COFEK challenges Kyalo appointment in court

The Consumers Federation of Kenya (COFEK) has gone to court to challenge the appointment of ICT Authority chief executive officer (CEO) Victor Kyalo, terming it as a non-competitive appointment.

HumanIPO reported last month COFEK said the recent appointment of Kyalo was unconstitutional, and that it had written to Ministry of ICT cabinet secretary Dr Fred Matiangi, copying in the Attorney General, calling for an advertising and recruitment campaign for the position to be conducted by an independent agency and vowing to go to court should this fail to take place.

COFEK has now said Justice David Majanja has certified the case as urgent and will give directions today (Monday) in petition No. 144 of 2014, after the body sued Matiangi, the authority’s board of directors, the attorney general and Kyalo.

“We take great exception at the unconstitutional decision and process arrived at, by both the ICTA board of directors and ICT cabinet secretary, in confirming Mr Victor Kyalo as CEO without due regard for public participation, transparency and competitiveness as envisaged under the State Corporations Act, Cap 446, Articles 10 and 232 of the Constitution of Kenya, 2010.” said COFEK in a letter to Matiangi and the attorney general on the contested appointment.

It argued Kyalo is “… himself possibly qualified but (he is) a beneficiary of a tainted, skewed, mysterious and illegal process of having been hired without competition and public participation and whose primary loyalty is to the (ICT cabinet secretary and ICT authority) and not to the people of Kenya.

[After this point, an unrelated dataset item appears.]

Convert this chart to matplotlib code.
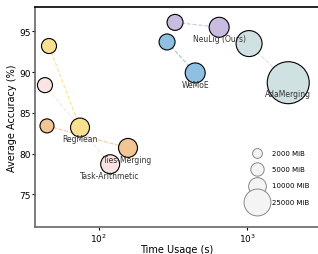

“That no statutory or delegated legislation can purport to take away the supremacy of the actual letter and envisaged spirit of the Constitution of Kenya, 2010 as it shall be null and void to that extent of inconsistency especially as read together with the sovereign power of the people of Kenya under Article 1(1) and Article 2(1)(2) of the Constitution of Kenya, 2010,” COFEK further argues.

COFEK in its letter continued to caution the government, and specifically called on the attorney general to guide cabinet secretaries intent on breaching provisions of the Constitution on the excuses of some fatally defective statutes which remain a nullity both in the letter and spirit of the law.